When he arrived in Paris – on his own – he was but four years old. He was sent there because his father was threatened by the politics of president Antonio Guzmán Blanco. At the age of 11 Hahn began to study music at the Paris conservatory and became a student of Jules Massenet.
Hahn’s career florished mostly in Paris and in aristocratic circles, he was a welcomed guest in the world of salons, most notably that of the eccentric Princess Mathilde (Napoleon’s niece),accompanying himself on the piano as he sang arias by Jacques Offenbach. At the age of eight, Hahn composed his first songs. And of course he sang it, too. As he did his many other songs that followed over the years.
Marcel Proust famously wrote about Hahn and his singing: “His head a little thrown back, his mouth mournful and slightly indignant, from where flowed, rhythmically, the most beautiful, the saddest and warmest voice that never existed.”
Jean Cocteau added: “He sang with a cigarette positioned in the corner of his mouth, delivering his delightful voice from the other part, the eyes painting towards the sky.”

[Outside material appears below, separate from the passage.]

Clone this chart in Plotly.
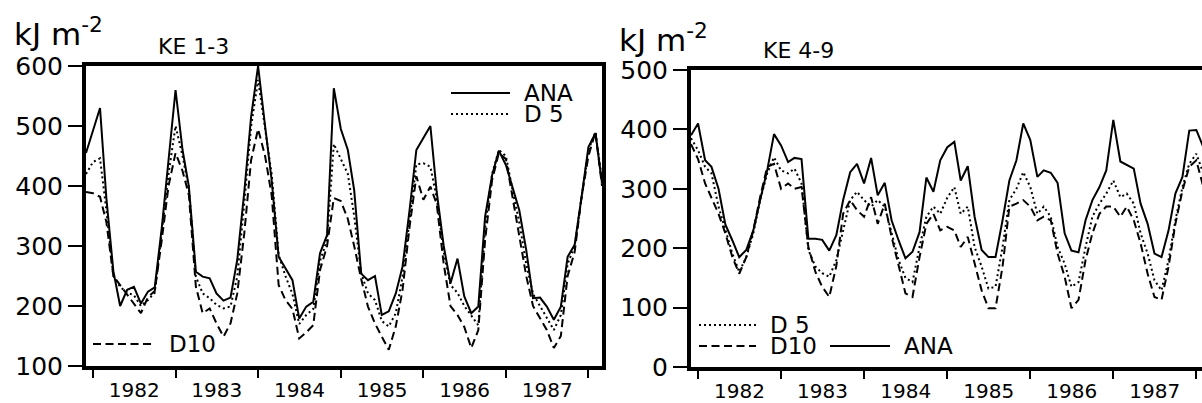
import pandas as pd
import plotly.graph_objects as go

# Monthly values, Dec 1981 .. Mar 1988 (kJ m-2)
months = pd.date_range("1981-12-01", periods=76, freq="MS")

# KE 1-3
ana_13 = [455, 492, 530, 380, 258, 200, 227, 232, 204, 224, 231, 330, 440, 560, 460, 399,
          257, 249, 246, 221, 209, 214, 277, 390, 515, 600, 500, 410, 282, 263, 243, 179,
          199, 207, 288, 318, 563, 495, 460, 393, 254, 243, 250, 185, 191, 221, 266, 360,
          460, 480, 500, 390, 300, 238, 279, 216, 188, 199, 349, 418, 459, 435, 395, 360,
          293, 213, 214, 199, 177, 199, 282, 302, 380, 465, 488, 405]
d5_13 = [420, 440, 446, 360, 250, 232, 222, 218, 200, 210, 222, 320, 420, 500, 450, 395,
         249, 221, 213, 202, 196, 199, 249, 371, 499, 577, 500, 420, 285, 250, 220, 170,
         185, 195, 275, 310, 470, 445, 420, 350, 255, 221, 210, 175, 166, 188, 249, 343,
         436, 438, 432, 380, 290, 235, 222, 200, 185, 168, 330, 420, 460, 450, 390, 340,
         270, 220, 200, 180, 160, 185, 270, 300, 380, 460, 490, 410]
d10_13 = [390, 388, 382, 340, 250, 235, 220, 205, 188, 215, 225, 310, 400, 455, 425, 385,
          232, 188, 196, 171, 149, 171, 221, 321, 443, 495, 450, 385, 235, 210, 195, 146,
          156, 168, 260, 300, 380, 375, 345, 300, 245, 199, 171, 149, 127, 166, 227, 332,
          416, 377, 399, 370, 270, 200, 185, 165, 130, 160, 310, 410, 455, 445, 380, 320,
          250, 200, 180, 160, 130, 150, 250, 290, 380, 450, 490, 400]

# KE 4-9
ana_49 = [390, 410, 348, 337, 300, 240, 213, 185, 197, 230, 281, 331, 392, 373, 345, 352,
          350, 216, 216, 214, 196, 222, 281, 328, 342, 309, 352, 289, 310, 247, 213, 183,
          194, 227, 319, 295, 348, 370, 379, 314, 338, 253, 197, 185, 185, 247, 314, 348,
          410, 382, 320, 331, 327, 310, 225, 196, 193, 247, 281, 303, 331, 416, 346, 340,
          334, 275, 241, 191, 185, 230, 292, 320, 398, 399, 370, 330]
d5_49 = [385, 365, 337, 326, 270, 230, 191, 160, 185, 225, 281, 326, 353, 331, 326, 334,
         309, 197, 169, 158, 152, 180, 230, 281, 295, 281, 270, 281, 270, 225, 180, 150,
         143, 202, 253, 270, 258, 285, 303, 258, 270, 202, 169, 132, 135, 202, 281, 300,
         328, 303, 258, 270, 253, 202, 174, 135, 143, 202, 253, 275, 292, 314, 286, 292,
         275, 225, 191, 146, 129, 180, 247, 303, 342, 359, 326, 300]
d10_49 = [375, 350, 309, 286, 258, 225, 185, 157, 185, 230, 286, 337, 342, 300, 309, 300,
          303, 202, 160, 135, 118, 170, 258, 281, 264, 253, 286, 241, 275, 219, 169, 124,
          118, 185, 241, 258, 230, 236, 230, 202, 219, 174, 129, 99, 99, 169, 270, 275,
          281, 270, 247, 253, 247, 191, 152, 99, 113, 180, 225, 258, 270, 270, 253, 270,
          247, 208, 157, 118, 113, 169, 241, 297, 337, 348, 303, 280]

W, H = 1202, 403
FONT = "DejaVu Sans"
DOT = "2px,3px"
DASH = "8px,4.5px"

fig = go.Figure()

panels = [
    ("x", "y", ana_13, d5_13, d10_13),
    ("x2", "y2", ana_49, d5_49, d10_49),
]
for xa, ya, ana, d5, d10 in panels:
    fig.add_trace(go.Scatter(x=months, y=d10, xaxis=xa, yaxis=ya, mode="lines",
                             line=dict(color="black", width=2, dash=DASH), name="D10"))
    fig.add_trace(go.Scatter(x=months, y=d5, xaxis=xa, yaxis=ya, mode="lines",
                             line=dict(color="black", width=2, dash=DOT), name="D 5"))
    fig.add_trace(go.Scatter(x=months, y=ana, xaxis=xa, yaxis=ya, mode="lines",
                             line=dict(color="black", width=2), name="ANA"))


def px(x):
    return x / W


def py(y):
    return 1 - y / H


xcommon = dict(type="date", dtick="M12", tick0="1982-01-01", ticklabelmode="period",
               tickformat="%Y", ticks="outside", ticklen=8, tickwidth=2, tickcolor="black",
               ticklabelstandoff=-5,
               showline=True, linewidth=4, linecolor="black", mirror=True,
               showgrid=False, zeroline=False, automargin=False,
               tickfont=dict(family=FONT, size=20, color="black"))
ycommon = dict(ticks="outside", ticklen=14, tickwidth=2, tickcolor="black",
               showline=True, linewidth=4, linecolor="black",
               showgrid=False, zeroline=False, dtick=100, automargin=False,
               tickfont=dict(family=FONT, size=25, color="black"))

fig.update_layout(
    template="none",
    width=W, height=H,
    margin=dict(l=0, r=0, t=0, b=0, pad=0),
    paper_bgcolor="white", plot_bgcolor="white",
    showlegend=False,
    xaxis=dict(xcommon, domain=[px(86), px(602)], range=["1981-12-01", "1988-03-01"],
               anchor="y"),
    yaxis=dict(ycommon, domain=[py(366), py(66)], range=[100, 600], mirror=True,
               anchor="x"),
    xaxis2=dict(xcommon, domain=[px(691), 1.0], range=["1981-12-01", "1988-01-26"],
                anchor="y2"),
    yaxis2=dict(ycommon, domain=[py(367), py(70)], range=[0, 500], mirror=False,
                anchor="x2"),
)

# Units and panel titles
texts = [
    (12, 32, "kJ m<sup>-2</sup>", 31, "left"),
    (193, 47, "KE 1-3", 22, "center"),
    (617, 38, "kJ m<sup>-2</sup>", 31, "left"),
    (798, 50, "KE 4-9", 22, "center"),
]
for x, y, t, s, anc in texts:
    fig.add_annotation(x=px(x), y=py(y), xref="paper", yref="paper", text=t,
                       showarrow=False, xanchor=anc, yanchor="middle",
                       font=dict(family=FONT, size=s, color="black"))

# Line keys: (x0, x1, y, dash, label)
keys = [
    (451, 510, 93, "solid", "ANA"),
    (451, 510, 114, DOT, "D 5"),
    (93, 155, 344, DASH, "D10"),
    (699, 756, 325, DOT, "D 5"),
    (699, 756, 346, DASH, "D10"),
    (830, 890, 346, "solid", "ANA"),
]
for x0, x1, y, dash, label in keys:
    fig.add_shape(type="line", xref="paper", yref="paper",
                  x0=px(x0), x1=px(x1), y0=py(y), y1=py(y),
                  line=dict(color="black", width=2, dash=dash))
    fig.add_annotation(x=px(x1 + 12), y=py(y), xref="paper", yref="paper", text=label,
                       showarrow=False, xanchor="left", yanchor="middle",
                       font=dict(family=FONT, size=23, color="black"))

fig.write_html("out.html")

Hahn composed more than 100 songs that are rarely performed today. Why?
Don’t ask me, because I find them wonderful. All of them. And that is something everyone can now experience thanks to Palazzetto Bru Zane who have issued them in a box set, many of them in world premiere recordings.
Just listen to the song cycle Chansons grises based on poems by Paul Verlaine. What a discovery it is to hear these for the first time!
In the beginning I was worried that the songs might become a little monotonous with just one singer all the way through. But I was surprised and easily convinced of the opposite. Greek baritone Tassis Christoyannis has precicely the right timbre to do justice to these songs: light, elegant, and very sensual in a way that made me think of Gerard Souzay, again and again.
Christoyannis’ interpretation is polished and perfect, and for every song he finds a different shading, a new tone. And my God – it is beautiful. For me, this is the CD of the year.
I recently read somewhere that we may expect more Hahn on disc soon. His operas L’Ile du Reve and La Carmelite are on the to-do list of Palazzetto Bru Zane, the be recorded live. All I can say about that is: please don’t forget to include his operettas Ciboulette (1923) or Brummell (1931) about the infamous British dandy Beau Brummel (1778-1840).
Not to mention Hahn’s other musical comedies, such as Mozart (1925) or O mon bel inconnu (1933), Une Revue (1925) and Malvina (1935). Some of them are available in historic French recordings, but a fresh and new interpretation would be very welcome.